Data mining and machine learning often employ a variety of clustering techniques, which aim to separate the data into interesting groups for further analysis or interpretation (Kaufman & Rousseeuw 2005; Aggrawal & Reddy 2014). Examples of well-known algorithms from the data mining literature are K-means, DBSCAN, PAM, Ward, and Gaussian or Binomial mixture models - respectively known as latent profile and latent class analysis in the social science literature. Some of these algorithms (K-means, Ward, mixtures) are commonly applied to surveys, while others (DBSCAN, PAM) may be less familiar to survey researchers, but can be equally useful. Surveys, however, are well-known to contain measurement errors. Such errors may adversely affect clustering - for instance, by producing spurious clusters, or by obscuring clusters that would have been detectable without errors.

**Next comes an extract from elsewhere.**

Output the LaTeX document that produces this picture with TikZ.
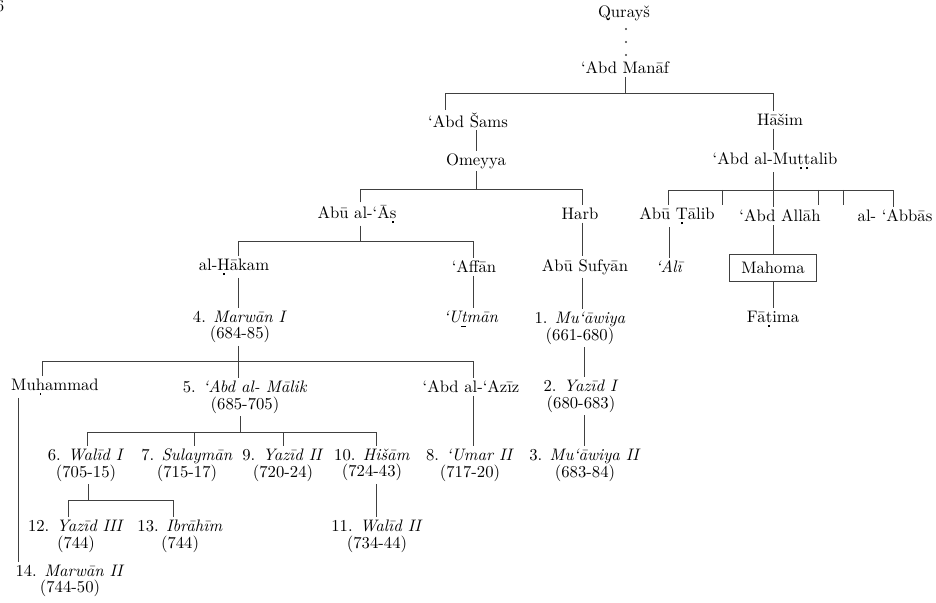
\documentclass[tikz,border=0pt]{standalone}
\newcommand\dotu[1]{\leavevmode\setbox0=\hbox{#1}\rlap{\hbox to\wd0{\hss\raisebox{-0.65ex}{\rule{0.11em}{0.11em}}\hss}}\box0}
\newcommand\linu[1]{\leavevmode\setbox0=\hbox{#1}\rlap{\hbox to\wd0{\hss\raisebox{-0.55ex}{\rule{0.32em}{0.35pt}}\hss}}\box0}
\begin{document}
\begin{tikzpicture}[x=0.6pt,y=-0.6pt,
  nm/.style={inner sep=1.5pt, align=center, font=\fontsize{10}{10}\selectfont},
  conn/.style={draw=black!75, line width=0.5pt}]
\useasboundingbox (0,0) rectangle (936,603);
\clip (0,0) rectangle (936,603);
% nodes
\node[nm] (pg) at (0,6) {6};
\node[nm] (quraysh) at (624,13) {Qurayš};
\node[nm] (manaf) at (625,68) {‘Abd Manāf};
\node[nm] (sams) at (468,120) {‘Abd Šams};
\node[nm] (hasim) at (780,120) {Hāšim};
\node[nm] (omeyya) at (476,161) {Omeyya};
\node[nm] (muttalib) at (775,161) {‘Abd al-Mu\dotu{t}\dotu{t}alib};
\node[nm] (abualas) at (357,214) {Abū al-‘Ā\dotu{s}};
\node[nm] (harb) at (580,214) {Harb};
\node[nm] (abutalib) at (677,216) {Abū \dotu{T}ālib};
\node[nm] (abdallah) at (780,216) {‘Abd Allāh};
\node[nm] (abbas) at (895,216) {al- ‘Abbās};
\node[nm] (hakam) at (234,267) {al-\dotu{H}ākam};
\node[nm] (affan) at (474,267) {‘Affān};
\node[nm] (sufyan) at (585,267) {Abū Sufyān};
\node[nm] (ali) at (670,267) {\textit{‘Alī}};
\node[nm, draw=black!75, line width=0.5pt, minimum width=52pt, minimum height=16pt] (mahoma) at (773,268) {Mahoma};
\node[nm] (marwan1) at (240,327) {4. \textit{Marwān I}\\(684-85)};
\node[nm] (uthman) at (471,319) {\textit{‘U\linu{t}mān}};
\node[nm] (muawiya1) at (580,328) {1. \textit{Mu‘āwiya}\\(661-680)};
\node[nm] (fatima) at (773,319) {Fā\dotu{t}ima};
\node[nm] (muhammad) at (55,387) {Mu\dotu{h}ammad};
\node[nm] (abdalmalik) at (245,397) {5. \textit{‘Abd al- Mālik}\\(685-705)};
\node[nm] (abdalaziz) at (471,387) {‘Abd al-‘Azīz};
\node[nm] (yazid1) at (581,396) {2. \textit{Yazīd I}\\(680-683)};
\node[nm] (walid1) at (86,465) {6. \textit{Walīd I}\\(705-15)};
\node[nm] (sulayman) at (187,465) {7. \textit{Sulaymān}\\(715-17)};
\node[nm] (yazid2) at (283,465) {9. \textit{Yazīd II}\\(720-24)};
\node[nm] (hisam) at (372,465) {10. \textit{Hišām}\\(724-43)};
\node[nm] (umar2) at (470,465) {8. \textit{‘Umar II}\\(717-20)};
\node[nm] (muawiya2) at (585,465) {3. \textit{Mu‘āwiya II}\\(683-84)};
\node[nm] (yazid3) at (76,536) {12. \textit{Yazīd III}\\(744)};
\node[nm] (ibrahim) at (180,536) {13. \textit{Ibrāhīm}\\(744)};
\node[nm] (walid2) at (377,536) {11. \textit{Walīd II}\\(734-44)};
\node[nm] (marwan2) at (70,581) {14. \textit{Marwān II}\\(744-50)};
% coordinates
\coordinate (q1) at (626,29); \coordinate (q2) at (626,56);
\coordinate (b1l) at (445,93); \coordinate (b1r) at (773,93);
\coordinate (b3l) at (360,189); \coordinate (b3r) at (582,189);
\coordinate (c3l) at (668,190); \coordinate (c3r) at (893,190);
\coordinate (t1) at (722,190); \coordinate (t2) at (818,190); \coordinate (t3) at (843,190);
\coordinate (xa) at (669,0);
\coordinate (b4l) at (238,241); \coordinate (b4r) at (473,241);
\coordinate (b6l) at (42,361); \coordinate (b6m) at (238,361); \coordinate (b6r) at (473,361);
\coordinate (xm) at (18,0); \coordinate (xy) at (584,0);
\coordinate (b7a) at (87,432); \coordinate (b7b) at (194,432); \coordinate (b7c) at (283,432);
\coordinate (b7d) at (376,432); \coordinate (b7m) at (240,432);
\coordinate (b8l) at (68,500); \coordinate (b8r) at (173,500); \coordinate (b8m) at (88,500);
% connectors
\draw[conn, line width=1.3pt, line cap=round, dash pattern=on 0pt off 7.8pt] (q1) -- (q2);
\draw[conn] (manaf.south) -- (manaf.south |- b1l);
\draw[conn] (sams.north -| b1l) -- (b1l) -- (b1r) -- (b1r |- hasim.north);
\draw[conn] (sams.south -| omeyya.north) -- (omeyya.north);
\draw[conn] (omeyya.south) -- (omeyya.south |- b3l);
\draw[conn] (abualas.north -| b3l) -- (b3l) -- (b3r) -- (b3r |- harb.north);
\draw[conn] (hasim.south -| b1r) -- (muttalib.north -| b1r);
\draw[conn] (muttalib.south -| b1r) -- (b1r |- c3l);
\draw[conn] (abutalib.north -| c3l) -- (c3l) -- (c3r) -- (c3r |- abbas.north);
\draw[conn] (b1r |- c3l) -- (abdallah.north -| b1r);
\draw[conn] (t1) -- (t1 |- abutalib.north);
\draw[conn] (t2) -- (t2 |- abutalib.north);
\draw[conn] (t3) -- (t3 |- abutalib.north);
\draw[conn] (abutalib.south -| xa) -- (ali.north -| xa);
\draw[conn] (abdallah.south -| b1r) -- (mahoma.north -| b1r);
\draw[conn] (mahoma.south -| b1r) -- (fatima.north -| b1r);
\draw[conn] (abualas.south -| b3l) -- (b3l |- b4l);
\draw[conn] (hakam.north -| b4l) -- (b4l) -- (b4r) -- (b4r |- affan.north);
\draw[conn] (harb.south -| b3r) -- (sufyan.north -| b3r);
\draw[conn] (hakam.south -| b4l) -- (marwan1.north -| b4l);
\draw[conn] (affan.south -| b4r) -- (uthman.north -| b4r);
\draw[conn] (sufyan.south -| b3r) -- (muawiya1.north -| b3r);
\draw[conn] (marwan1.south -| b6m) -- (b6m);
\draw[conn] (muhammad.north -| b6l) -- (b6l) -- (b6r) -- (b6r |- abdalaziz.north);
\draw[conn] (b6m) -- (abdalmalik.north -| b6m);
\draw[conn] (muawiya1.south -| xy) -- (yazid1.north -| xy);
\draw[conn] (muhammad.south -| xm) -- (marwan2.north -| xm);
\draw[conn] (abdalmalik.south -| b7m) -- (b7m);
\draw[conn] (walid1.north -| b7a) -- (b7a) -- (b7d) -- (b7d |- hisam.north);
\draw[conn] (b7b) -- (b7b |- sulayman.north);
\draw[conn] (b7c) -- (b7c |- yazid2.north);
\draw[conn] (abdalaziz.south -| b6r) -- (umar2.north -| b6r);
\draw[conn] (yazid1.south -| xy) -- (muawiya2.north -| xy);
\draw[conn] (walid1.south -| b8m) -- (b8m);
\draw[conn] (yazid3.north -| b8l) -- (b8l) -- (b8r) -- (b8r |- ibrahim.north);
\draw[conn] (hisam.south -| b7d) -- (walid2.north -| b7d);
\end{tikzpicture}
\end{document}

To date, however, little work has examined the effect that survey errors may exert on commonly used clustering techniques. Furthermore, while adaptations to a few specific clustering algorithms exist to make them "error-aware" (Aggarwal 2009, Ch. 8; Aggarwal & Reddy 2014, Ch. 18), no generic methods to correct clustering techniques for such errors are available. In this paper, we present a novel method for performing error-aware clustering - that is, clustering with correction for measurement error through multiple imputation (Boeschoten et al. 2018). We investigate how clustering of a large labor force survey differs with and without this correction. Implications for the application of clustering techniques to survey data are discussed.